В тот же день дернули из хаты Г. Как будто к следователю (хотя дело он только что, при мне уже, закрыл). Вернувшись, Г. показал свои ослиные уши, запев вслед за опером, что лучше мне не ерепениться и голодовку снять, иначе им попадет, а меня могут бросить в другую хату, скажем, на общак, где при таких сведениях со мной так спокойно, как здесь, говорить не будут. Все это, естественно, очень легко, доброжелательно. Но с этим-то «советчиком» мне было разобраться проще всего (в столь же мягком и доброжелательном тоне). Ю. с В. совсем погрустнели и сказали, что поскольку они во всем виноваты, то с утра присоединятся к моей голодовке. Г. ничего не оставалось, как проявить солидарность. <…>
Правда, он добавил, что, если хату разгонят, виноват буду я. Пришлось мне поставить все точки над i. Моя голодовка — лично мое дело. После извинений к ним я претензий не имею, а им голодать не советую.
Утром вся камера отказалась взять пайки, сахар и кашу. Через полчаса опер (все тот же капитан) начал дергать нас на круг (в будку корпусного) по одному.
Послесловие
В тексте Абрамкина описана довольно опасная ситуация. В камеру была передана записка, из которой сокамерники делают вывод, что Абрамкин — стукач. Дальше следует разбор, в котором сначала Абрамкин не хочет принимать участия (а если ты не отрицаешь обвинения, значит, согласен с ними). Абрамкину нужен был тюремный поручитель. Целей у этой провокации могло быть несколько: сделать так, чтобы Абрамкин начал драку, и навесить на него дополнительные обвинения, или же чтобы сокамерники его избили, либо он начал «ломиться из хаты» — это подтвердило бы, что он стукач (согласно неписаным правилам, при внутрикамерных конфликтах нельзя обращаться за помощью к администрации). Голодовка стала естественным протестом Абрамкина против этой провокации. Позднее, когда ситуация разъяснилась, сокамерники стали требовать переразбор, потому что их обвинения не подтвердились и Абрамкин имел право на сатисфакцию. Но он не стал участвовать в этой тюремной процедуре.

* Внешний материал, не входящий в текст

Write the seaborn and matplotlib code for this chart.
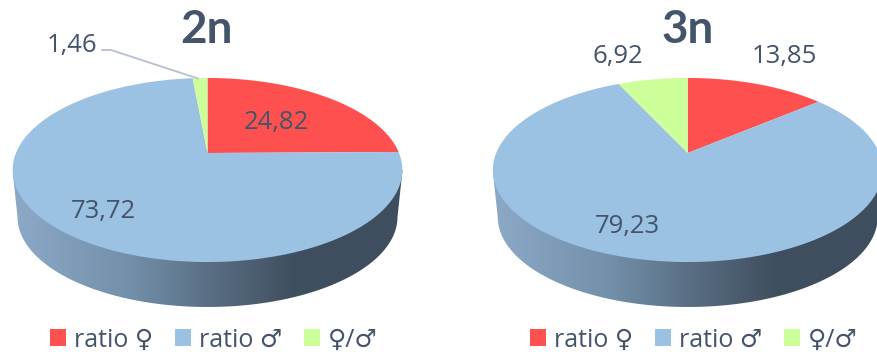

Тюремная администрация начала настойчиво намекать Абрамкину, чтобы он снял голодовку. Ему угрожали, с одной стороны, санкциями против сокамерников (которые, в свою очередь, начали давить на Абрамкина), с другой стороны, через сокамерников, переводом «на общак». Это означало бы перевод в общую камеру на несколько десятков человек, где единственный способ доказать, что ты не стукач — убийство того, кто тебя в этом обвиняет. В итоге те сокамерники, которые продолжали чувствовать свою вину за ложные обвинения, присоединились к голодовке Абрамкина. Это заставило и четвертого сокамерника последовать их примеру, чтобы не вызывать подозрений в работе на тюремную администрацию.
[1] Сокирко Виктор Владимирович (1939–2018), экономист (Москва). Издавал самиздатский сборник «В защиту экономических свобод» (1978–1981). Член редколлегии журнала «Поиски» (1979–1980). Политзаключенный (1980, приговорен к 3 годам условно). Председатель Общества защиты осужденных хозяйственников и экономических свобод (1989–2001).
[2] Подрез Георгий Антонович (р.1919) — начальник Бутырской тюрьмы (1967–1983).
[3] Бурцев Юрий Антонович (р. 193?) — старший следователь Московской городской прокуратуры. Вел дела членов редколлегии журнала «Поиски» (1979–1981), членов Свободного Межпрофессионального объединения трудящихся (1982).